The column named Death Benefit displays the death benefit projected in each year.  Notice that the death benefit increases over time.  This is a unique feature whole life insurance can use to augment the value that policy owners achieve through this type of whole life insurance policy.

Death Benefit Rate of Return reports the year-over-year compounding rate-of-return achieved by the premiums paid by the policy owner.  This means that, for example, in year 15 a 17.39% rate of return on death benefit is the return one would need if he saved $35,000 per year to arrive at the same value of the death benefit on the policy.

Internal Rate of Return

Most insurance agents will talk about the internal rate of return (IRR) of a life insurance policy.  Life insurers will also prepare ledgers that calculate and report it in the same fashion seen in the example ledger I used above.  The term internal rate of return denotes certain assumptions about what is or (more specifically) what is not being factored into the calculation.

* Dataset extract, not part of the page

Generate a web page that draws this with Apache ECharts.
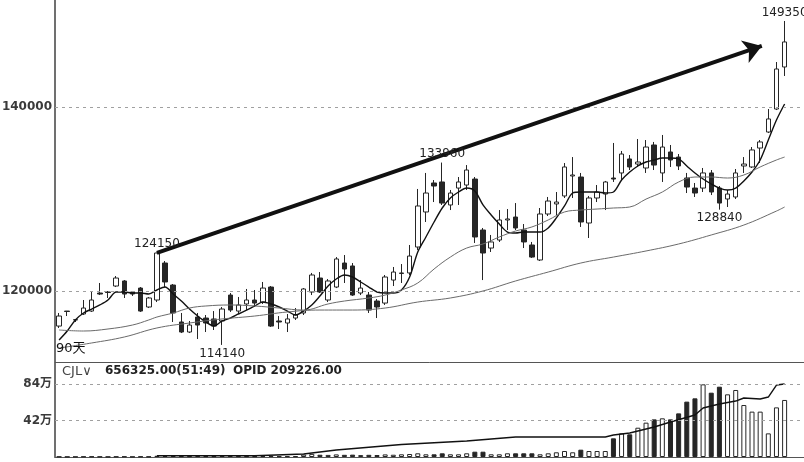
<!DOCTYPE html>
<html>
<head>
<meta charset="utf-8">
<script src="https://cdn.jsdelivr.net/npm/echarts@6/dist/echarts.min.js"></script>
<style>
html,body{margin:0;padding:0;background:#fff;}
#chart{width:804px;height:462px;}
</style>
</head>
<body>
<div id="chart"></div>
<script>
// ---- data ----
const slotCount = 92; // 90 trading days + 2 empty slots on the right
const categories = Array.from({length: slotCount}, (_, i) => String(i + 1));

// [open, close, low, high]
const candles = [
[116190,117280,115980,117610],[117820,117770,117280,117830],[116880,116850,116630,116900],
[117500,118150,117390,119020],[117820,119020,117720,119890],[119780,119670,119560,120870],
[119890,119840,119240,120000],[120540,121410,120430,121630],[121090,119670,119240,121190],
[119890,119670,119460,120000],[120320,117820,117720,120430],[118260,119240,118150,119350],
[119020,124130,118800,124150],[123040,120980,120430,123260],[120650,117610,116630,120760],
[116630,115540,115430,117610],[115540,116300,115430,116740],[117170,116300,114780,117610],
[117060,116520,115540,117390],[116960,116190,115760,117820],[116740,118040,114140,118260],
[119560,117930,117720,119780],[117820,118480,117500,119350],[118590,119020,117930,120220],
[119020,118690,118260,120110],[118800,120320,118590,120980],[120430,116190,116090,120540],
[116740,116630,115870,117280],[116520,116960,115540,117500],[117060,117390,116850,118150],
[117610,120220,117390,120320],[119890,121740,119560,121960],[121410,119890,119780,122060],
[119020,121090,118800,121300],[120430,123480,120320,123690],[123040,122390,120870,123910],
[122720,119560,119460,123040],[119780,120320,119560,121190],[119560,117930,117610,119890],
[118910,118260,117060,119130],[118690,121520,118480,121740],[121190,122060,120540,122610],
[121900,121960,120870,122930],[121960,123800,121740,125000],[124780,129240,124460,131090],
[128590,130650,127500,132830],[131740,131410,129670,132060],[131850,129560,129350,133960],
[129350,130650,128800,130980],[131190,131850,129350,132390],[131520,133150,130980,133690],
[132170,125870,125220,132390],[126630,124130,121190,126850],[124670,125330,124240,126090],
[125540,127720,125330,128800],[127720,127830,126630,128910],[128040,126850,126630,129560],
[126630,125330,124670,127280],[125000,123690,123590,125330],[123370,128370,123260,129020],
[128370,129780,128150,130220],[129460,129670,128260,130760],[130330,133480,130110,133910],
[132500,132610,130110,134560],[132390,127500,126960,132830],[127390,130110,125760,130330],
[130110,130760,129670,131520],[130540,131850,128800,131960],[132280,132170,131850,136090],
[132830,134890,132060,135220],[134350,133480,133150,134780],[133800,134020,133480,136520],
[133370,135650,132830,136410],[135870,133690,133150,136200],[132830,135650,131850,136960],
[135110,134240,133480,135870],[134560,133590,133150,134890],[132280,131300,130650,132830],
[131190,130650,130220,131740],[131190,132830,130760,133370],[132830,130760,130430,133150],
[131190,129560,128840,131410],[130000,130540,129130,130980],[130220,132830,130000,133260],
[133590,133800,132830,134560],[133480,135330,133370,135650],[135540,136200,133910,136410],
[137280,138700,137170,139780],[139780,144130,139670,144890],[144350,147070,143370,149350]
];

const ma5 = [114670,115650,116850,117610,118040,118480,119020,119890,119890,119780,
119780,119670,120110,120430,119670,118910,118040,117280,116630,116190,
116740,117060,117500,117930,118370,118800,118590,118260,117820,117390,
117820,118480,119460,120540,121300,121740,121520,120980,120430,119890,
119780,119780,120110,121520,124240,125870,127500,129020,130110,130760,
131190,130870,129350,128260,127280,126410,126300,126410,126410,126410,
126850,127940,129240,130650,130760,130760,130760,130650,130760,132060,
132930,133590,134020,134240,134460,134460,134350,133590,132830,132170,
131630,131190,130980,131190,131960,132930,134240,136410,138590,140330];

const ma20 = [[0,115760],[3,115650],[6,115870],[9,116300],[11,116850],[12,117170],[14,117610],
[16,118150],[18,118370],[21,118480],[24,118370],[27,118150],[30,117930],[33,118590],[35,118910],
[38,119240],[40,119560],[42,120110],[44,120870],[46,122390],[48,123690],[50,124670],[52,125110],
[54,125870],[56,126520],[58,126960],[60,127720],[62,128590],[64,128800],[66,128910],[68,129020],
[70,129130],[72,129990],[74,130760],[76,131850],[78,132390],[80,132390],[82,132280],[84,132610],
[86,133480],[88,134240],[89,134560]];

const ma60 = [[0,113800],[4,114350],[8,115000],[12,115980],[16,116520],[20,116960],[24,117280],
[28,117720],[32,117930],[36,117930],[40,118150],[44,118800],[48,119240],[52,120000],[56,121090],
[60,122060],[64,123040],[68,123690],[72,124350],[76,125110],[80,126090],[84,127170],[88,128690],
[89,129130]];

const volumes = [4000,3000,3000,5000,6000,4000,3000,5000,6000,3000,6000,5000,
14000,12000,13000,10000,9000,11000,9000,8000,13000,12000,10000,9000,8000,11000,14000,9000,10000,9000,
28000,36000,26000,24000,30000,25000,27000,22000,25000,23000,30000,26000,
31000,34500,42600,31000,31000,42600,31000,31000,42600,61000,61000,31000,31000,42600,42600,42600,42600,
31000,42600,54000,69000,54000,84000,69000,69000,69000,215000,272000,261000,337000,395000,433000,
445000,433000,502000,637000,675000,836000,740000,809000,721000,771000,598000,522000,522000,272000,
571000,656325];

const volLine = [[12,15000],[24,15000],[30,34000],[34,80000],[42,144000],[50,184000],[56,230000],
[67,230000],[68,253000],[70,276000],[73,345000],[75,403000],[78,483000],[79,564000],[81,610000],
[83,644000],[84,679000],[86,667000],[87,690000],[88,828000],[89,840000]];

const priceTicks = [120000, 140000];
const volTicks = [420000, 840000];
const volTickLabels = ['42万', '84万'];
const priceMarks = [
  {idx: 12, value: 124150, pos: 'top'},
  {idx: 20, value: 114140, pos: 'bottom'},
  {idx: 47, value: 133960, pos: 'top'},
  {idx: 81, value: 128840, pos: 'bottom'},
  {idx: 89, value: 149350, pos: 'top'}
];
const trendArrow = [[12, 124150], [86.2, 146640]];
const header = {name: 'CJL', vol: '656325.00(51:49)', opid: 'OPID 209226.00'};
const rangeLabel = '90天';

// ---- chart ----
const FONT = '"DejaVu Sans", "Noto Sans CJK SC", sans-serif';
const DARK = '#262626';
const chart = echarts.init(document.getElementById('chart'), null, {renderer: 'canvas'});

const volData = volumes.map((v, i) => {
  const up = candles[i][1] >= candles[i][0];
  return {value: v, itemStyle: {color: up ? '#fff' : DARK, borderColor: DARK, borderWidth: 1}};
});

const dashed = {color: '#a0a0a0', type: [3, 4], width: 1};

const option = {
  animation: false,
  backgroundColor: '#fff',
  textStyle: {fontFamily: FONT},
  grid: [
    {left: 55, top: 0, width: 750, height: 362, outerBoundsMode: 'none', containLabel: false},
    {left: 55, top: 363, width: 750, height: 94, outerBoundsMode: 'none', containLabel: false}
  ],
  xAxis: [
    {type: 'category', gridIndex: 0, data: categories, boundaryGap: true,
     axisLine: {show: true, lineStyle: {color: '#555', width: 1}}, axisTick: {show: false}, axisLabel: {show: false}, splitLine: {show: false}},
    {type: 'category', gridIndex: 1, data: categories, boundaryGap: true,
     axisLine: {show: true, lineStyle: {color: '#555', width: 1}}, axisTick: {show: false}, axisLabel: {show: false}, splitLine: {show: false}},
    {type: 'value', gridIndex: 0, min: -0.5, max: slotCount - 0.5, show: false}
  ],
  yAxis: [
    {type: 'value', gridIndex: 0, min: 112282, max: 151631,
     axisLine: {show: true, onZero: false, lineStyle: {color: '#707070', width: 2}},
     axisTick: {show: false}, splitLine: {show: false},
     axisLabel: {customValues: priceTicks, margin: 3, color: '#3a3a3a', fontWeight: 'bold', fontSize: 12, fontFamily: FONT,
       formatter: v => String(v)}},
    {type: 'value', gridIndex: 1, min: 0, max: 1081600,
     axisLine: {show: true, onZero: false, lineStyle: {color: '#707070', width: 2}},
     axisTick: {show: false}, splitLine: {show: false},
     axisLabel: {customValues: volTicks, margin: 3, color: '#3a3a3a', fontWeight: 'bold', fontSize: 12, fontFamily: FONT,
       formatter: v => volTickLabels[volTicks.indexOf(v)] || ''}}
  ],
  series: [
    {
      type: 'candlestick', name: 'K', xAxisIndex: 0, yAxisIndex: 0, data: candles, barWidth: 5,
      itemStyle: {color: '#fff', color0: DARK, borderColor: DARK, borderColor0: DARK, borderWidth: 1},
      markLine: {silent: true, symbol: ['none', 'none'], label: {show: false}, lineStyle: dashed,
        data: priceTicks.map(v => ({yAxis: v}))},
      markPoint: {silent: true, symbol: 'circle', symbolSize: 1, itemStyle: {color: 'rgba(0,0,0,0)'},
        data: priceMarks.map(m => ({coord: [m.idx, m.value], value: m.value,
          label: {show: true, position: m.pos, distance: 2, formatter: String(m.value), color: '#222', fontSize: 12, fontFamily: FONT}}))}
    },
    {type: 'line', name: 'MA5', xAxisIndex: 0, yAxisIndex: 0, data: ma5, showSymbol: false, smooth: 0.3,
     lineStyle: {color: '#111', width: 1.4}},
    {type: 'line', name: 'MA20', xAxisIndex: 0, yAxisIndex: 0, data: ma20, showSymbol: false, smooth: 0.4,
     lineStyle: {color: '#6a6a6a', width: 1}},
    {type: 'line', name: 'MA60', xAxisIndex: 0, yAxisIndex: 0, data: ma60, showSymbol: false, smooth: 0.4,
     lineStyle: {color: '#6a6a6a', width: 1}},
    {type: 'line', name: 'trend', xAxisIndex: 2, yAxisIndex: 0, data: trendArrow, showSymbol: false,
     lineStyle: {opacity: 0}, silent: true,
     markLine: {silent: true, symbol: ['none', 'arrow'], symbolSize: 18, label: {show: false},
       lineStyle: {color: '#111', width: 4, type: 'solid'},
       data: [[{coord: trendArrow[0]}, {coord: trendArrow[1]}]]}},
    {type: 'bar', name: 'CJL', xAxisIndex: 1, yAxisIndex: 1, data: volData, barWidth: 5,
     markLine: {silent: true, symbol: ['none', 'none'], label: {show: false}, lineStyle: dashed,
       data: volTicks.map(v => ({yAxis: v}))}},
    {type: 'line', name: 'OPID', xAxisIndex: 1, yAxisIndex: 1, data: volLine, showSymbol: false,
     lineStyle: {color: '#111', width: 1.4}}
  ],
  graphic: [
    {type: 'text', left: 56, top: 342, z: 100, style: {text: rangeLabel, fill: '#111', font: '13px ' + FONT}},
    {type: 'text', left: 62, top: 365, z: 100, style: {text: header.name + '∨', fill: '#444', font: '13px ' + FONT}},
    {type: 'text', left: 105, top: 365, z: 100, style: {text: header.vol, fill: '#222', font: 'bold 12px ' + FONT}},
    {type: 'text', left: 233, top: 365, z: 100, style: {text: header.opid, fill: '#222', font: 'bold 12px ' + FONT}}
  ]
};
chart.setOption(option);
</script>
</body>
</html>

For the purposes of arriving at the rate of return of a life insurance policy, the internal rate of return is an acceptable calculation.  In fact, I used an IRR ledger to produce the numbers I shared above.

So put very simply, whenever you see an internal rate of return ledger on a life insurance policy, you can think of it as the rate of return of the policy's cash value and/or death benefit given the planned premium payments.

General Guidelines for Expected Rate of Return

While rules of thumb are tricky because they tend to leave out subtle but important details that can dramatically alter results, I'll give you the following three major points to check on any whole life policy to determine if the approach is in fact conducive to building strong cash value.

First, it's reasonable to anticipate a rate of return by year 10 in the range of 2.75 to 3% on the cash value in the policy.  Higher is certainly welcome (the above example is higher than this), but realize that your unique circumstances may not match the assumptions made in the above example and you may anticipate different results.  This isn't a failure of proper design, it's a reality of your unique set of circumstances.

Second, you should be able to anticipate a rate of return on cash value after 20 years of 4.5% or better.  In some cases, especially among people who are younger when they start a whole life policy, the results might break 5% at this point.

Lastly, the policy's cash value should exceed the amount of premiums paid by around years six through eight.  If you look at a number of whole life proposals that are not specifically designed to optimize cash value, you'll often find cash value remains less than the sum of premiums paid for around 15 to 20 years.  This is unacceptable if the plan is to buy the whole life policy as a vehicle to accumulate wealth for your personal use.

Notice that none of my guidelines mention the death benefit.  The unique variations of specific whole life products among different life insurance companies will tend to make the death benefit vary quite a bit.  You cannot use death benefit as a strong guide to determine if the policy uses a good design for cash accumulation.  At least not if you have no background in reviewing life insurance policies.

Is Whole Life Insurance Worth It?

Whole life insurance offers many unique features that complement well other efforts to accumulate wealth.  Its potential for cash value growth given its risk profile has no rival in the world of savings plans and investments.  It's tax preferential features further augment its strength as a wealth accumulation and preservation tool.

In addition to its ability to accumulate cash value at a very reasonable pace, its death benefit will also open the door to several strategic options to replenish and/or derisk your overall asset pool.

While it's certainly not for everyone, you can unlock major benefits from this slower growing, but extremely stable asset option.